Secondly, you don't want to want keep allocating capital from an expensive firm to a cheaper firm indefinitely, or you could fall into trouble if that firm really has problems and you are moving capital into a slowly disappearing void. That should never happen if you were truly cautious with Steadfastness, but it must not be ruled out. Conventionally one limits the maximum size of each portfolio position, but that completely fails because the position can keep shrinking, and sucking up your capital as you buy it at lower and lower prices. Thankfully this situation is easily averted completely by the following rule, which amazingly I never see articulated anywhere but here it is: Limit the historical amount of capital sent to any one position to a fixed percentage of your equity, rather than limiting the destination allocation. As a concrete example we set the maximum historical transference amount as 20%. Next imagine that you purchase a 10% position in XYZ. It then halves to 5% with the share price falling by 50% and you enthusiastically allocate 5% to it, so now you have allocated about 15%. Then it halves again to 7.5%. You really want to buy a lot of it now, but you have already allocated 15% and you can only allocate another 5% and then that's it - after that you are no longer, no matter how many years pass, able to allocate more capital to it.

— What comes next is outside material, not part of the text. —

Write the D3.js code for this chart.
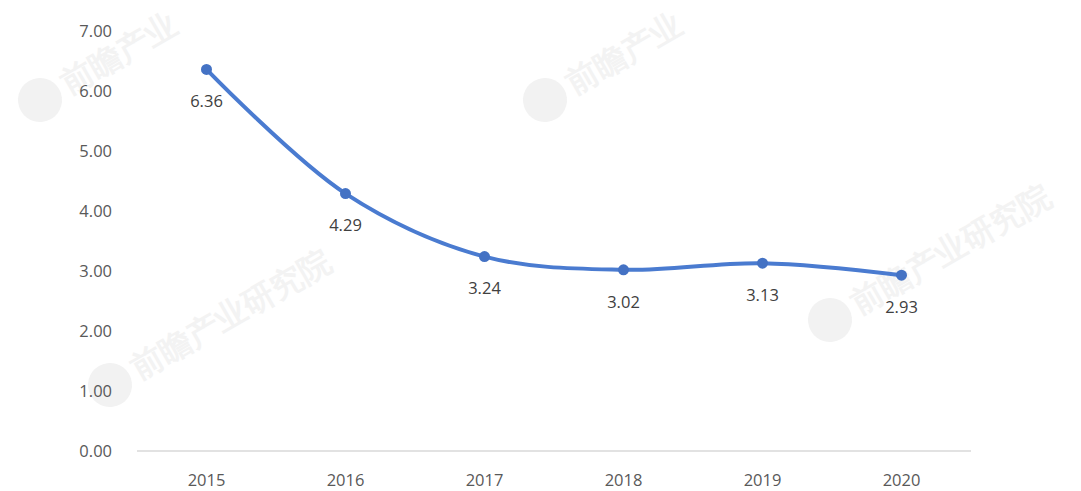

With that, we can get to your question. In Manlobbi's Descent I wrote that the difference in IV10/price between the expensive and cheap situation should be at least 1.5, though in practice you want to aim for a delta more like 3.0. You might sell one firm with an IV10/price of 2.1 and want to sell some of that and buy another one with an IV10/price of 3.3 (a delta of 1.2) but you should be patient and wait for the IV10/price difference to be larger. Part of the reason is the previous paragraph - we want to wait for the larger deltas and strike then, rather than striking too early and losing our future opportunity to exploit larger price difference. There is some mathematical rigour behind this also. The benefits of equal-weight balancing between semi-correlated stocks gives a much higher CAGR benefit the more they are uncorrelated (the larger the IV10/price delta between two situations for which a trade is executed).
To answer your question extremely shortly, I would only buy and sell between two situations when the IV10/price difference is around 2.5 (and certainly more than 1.5), and I would strictly apply the 'historically allocated capital limit' rule above also (I regularly go all the way up to 50% provided these concentrated investments are for firms in the Steadfast universe). With enough time passing, and following these rules, you will outperform the market even more than the positions already outperform owing to the high IV10/price ratios themselves.